Goal ▸ Reproduce the lines of the material exactly, excluding every image.

Data lines ▸
# # # # #

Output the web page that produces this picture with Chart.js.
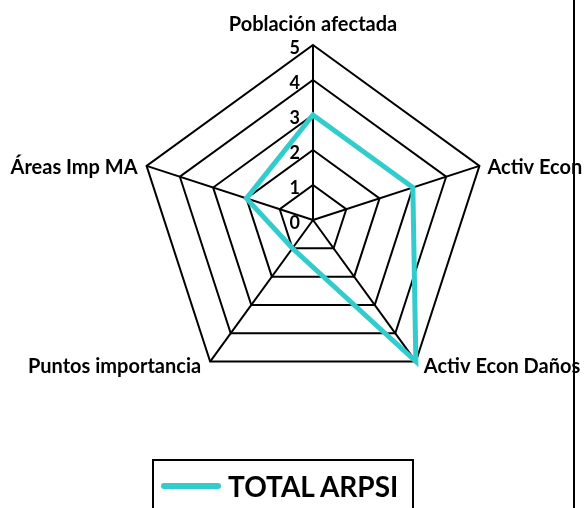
<!DOCTYPE html>
<html>
<head>
<meta charset="utf-8">
<script src="https://cdn.jsdelivr.net/npm/chart.js@4"></script>
<style>
  body { margin: 0; background: #fff; }
  #wrap { position: relative; width: 585px; height: 508px; overflow: hidden; }
  #borde { position: absolute; left: 573px; top: 0; width: 2px; height: 508px; background: #000; }
  #leyenda {
    position: absolute; left: 152px; top: 459px; width: 258px; height: 70px;
    border: 2px solid #000; font-family: Lato, sans-serif; font-weight: bold;
    font-size: 28px; color: #000;
  }
  #leyenda .linea { position: absolute; left: 7px; top: 22px; width: 60px; height: 6px; background: #33CCCC; border-radius: 3px; }
  #leyenda .txt { position: absolute; left: 74px; top: 8px; }
</style>
</head>
<body>
<div id="wrap">
  <canvas id="grafico" width="585" height="508"></canvas>
  <div id="borde"></div>
  <div id="leyenda"><span class="linea"></span><span class="txt">TOTAL ARPSI</span></div>
</div>
<script>
// Datos
const categorias = ['Población afectada', 'Activ Econ', 'Activ Econ Daños', 'Puntos importancia', 'Áreas Imp MA'];
const totalArpsi = [3, 3, 5, 1, 2];
const ticksEje = [0, 1, 2, 3, 4, 5];

// etiquetas del eje (0-5) a la izquierda de la línea vertical
// y nombres de las categorías junto a cada vértice, como en Excel
const etiquetasExcel = {
  id: 'etiquetasExcel',
  afterDraw(chart) {
    const r = chart.scales.r;
    const ctx = chart.ctx;
    ctx.save();
    ctx.fillStyle = '#000';

    ctx.font = 'bold 18px Lato';
    ctx.textAlign = 'right';
    ctx.textBaseline = 'middle';
    ticksEje.forEach(v => {
      const d = r.getDistanceFromCenterForValue(v);
      ctx.fillText(String(v), r.xCenter - 13, r.yCenter - d + 3);
    });

    ctx.font = 'bold 20px Lato';
    ctx.textBaseline = 'alphabetic';
    chart.data.labels.forEach((lab, i) => {
      const p = r.getPointPosition(i, r.drawingArea);
      const ang = Math.round(i * 360 / chart.data.labels.length);
      let x = p.x, y = p.y;
      if (ang === 0) {
        ctx.textAlign = 'center';
        y -= 14;
      } else {
        ctx.textAlign = ang < 180 ? 'left' : 'right';
        x += ang < 180 ? 8 : -9;
        y += (ang > 90 && ang < 270) ? 11 : 8;
      }
      ctx.fillText(lab, x, y);
    });
    ctx.restore();
  }
};

const ctx = document.getElementById('grafico').getContext('2d');
new Chart(ctx, {
  type: 'radar',
  data: {
    labels: categorias,
    datasets: [{
      label: 'TOTAL ARPSI',
      data: totalArpsi,
      borderColor: '#33CCCC',
      borderWidth: 5,
      pointRadius: 0,
      fill: false,
      tension: 0
    }]
  },
  options: {
    responsive: false,
    animation: false,
    layout: { padding: { top: 45, bottom: 113, left: 138, right: 97 } },
    plugins: {
      legend: { display: false },
      tooltip: { enabled: false }
    },
    scales: {
      r: {
        min: 0,
        max: 5,
        ticks: { stepSize: 1, display: false },
        grid: { color: '#000', lineWidth: 2, circular: false },
        angleLines: { color: '#000', lineWidth: 2 },
        pointLabels: { display: false }
      }
    }
  },
  plugins: [etiquetasExcel]
});
</script>
</body>
</html>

# # # # #

Right answer ▸
Output the web page that produces this picture with Chart.js.
<!DOCTYPE html>
<html>
<head>
<meta charset="utf-8">
<script src="https://cdn.jsdelivr.net/npm/chart.js@4"></script>
<style>
  body { margin: 0; background: #fff; }
  #wrap { position: relative; width: 585px; height: 508px; overflow: hidden; }
  #borde { position: absolute; left: 573px; top: 0; width: 2px; height: 508px; background: #000; }
  #leyenda {
    position: absolute; left: 152px; top: 459px; width: 258px; height: 70px;
    border: 2px solid #000; font-family: Lato, sans-serif; font-weight: bold;
    font-size: 28px; color: #000;
  }
  #leyenda .linea { position: absolute; left: 7px; top: 22px; width: 60px; height: 6px; background: #33CCCC; border-radius: 3px; }
  #leyenda .txt { position: absolute; left: 74px; top: 8px; }
</style>
</head>
<body>
<div id="wrap">
  <canvas id="grafico" width="585" height="508"></canvas>
  <div id="borde"></div>
  <div id="leyenda"><span class="linea"></span><span class="txt">TOTAL ARPSI</span></div>
</div>
<script>
// Datos
const categorias = ['Población afectada', 'Activ Econ', 'Activ Econ Daños', 'Puntos importancia', 'Áreas Imp MA'];
const totalArpsi = [3, 3, 5, 1, 2];
const ticksEje = [0, 1, 2, 3, 4, 5];

// etiquetas del eje (0-5) a la izquierda de la línea vertical
// y nombres de las categorías junto a cada vértice, como en Excel
const etiquetasExcel = {
  id: 'etiquetasExcel',
  afterDraw(chart) {
    const r = chart.scales.r;
    const ctx = chart.ctx;
    ctx.save();
    ctx.fillStyle = '#000';

    ctx.font = 'bold 18px Lato';
    ctx.textAlign = 'right';
    ctx.textBaseline = 'middle';
    ticksEje.forEach(v => {
      const d = r.getDistanceFromCenterForValue(v);
      ctx.fillText(String(v), r.xCenter - 13, r.yCenter - d + 3);
    });

    ctx.font = 'bold 20px Lato';
    ctx.textBaseline = 'alphabetic';
    chart.data.labels.forEach((lab, i) => {
      const p = r.getPointPosition(i, r.drawingArea);
      const ang = Math.round(i * 360 / chart.data.labels.length);
      let x = p.x, y = p.y;
      if (ang === 0) {
        ctx.textAlign = 'center';
        y -= 14;
      } else {
        ctx.textAlign = ang < 180 ? 'left' : 'right';
        x += ang < 180 ? 8 : -9;
        y += (ang > 90 && ang < 270) ? 11 : 8;
      }
      ctx.fillText(lab, x, y);
    });
    ctx.restore();
  }
};

const ctx = document.getElementById('grafico').getContext('2d');
new Chart(ctx, {
  type: 'radar',
  data: {
    labels: categorias,
    datasets: [{
      label: 'TOTAL ARPSI',
      data: totalArpsi,
      borderColor: '#33CCCC',
      borderWidth: 5,
      pointRadius: 0,
      fill: false,
      tension: 0
    }]
  },
  options: {
    responsive: false,
    animation: false,
    layout: { padding: { top: 45, bottom: 113, left: 138, right: 97 } },
    plugins: {
      legend: { display: false },
      tooltip: { enabled: false }
    },
    scales: {
      r: {
        min: 0,
        max: 5,
        ticks: { stepSize: 1, display: false },
        grid: { color: '#000', lineWidth: 2, circular: false },
        angleLines: { color: '#000', lineWidth: 2 },
        pointLabels: { display: false }
      }
    }
  },
  plugins: [etiquetasExcel]
});
</script>
</body>
</html>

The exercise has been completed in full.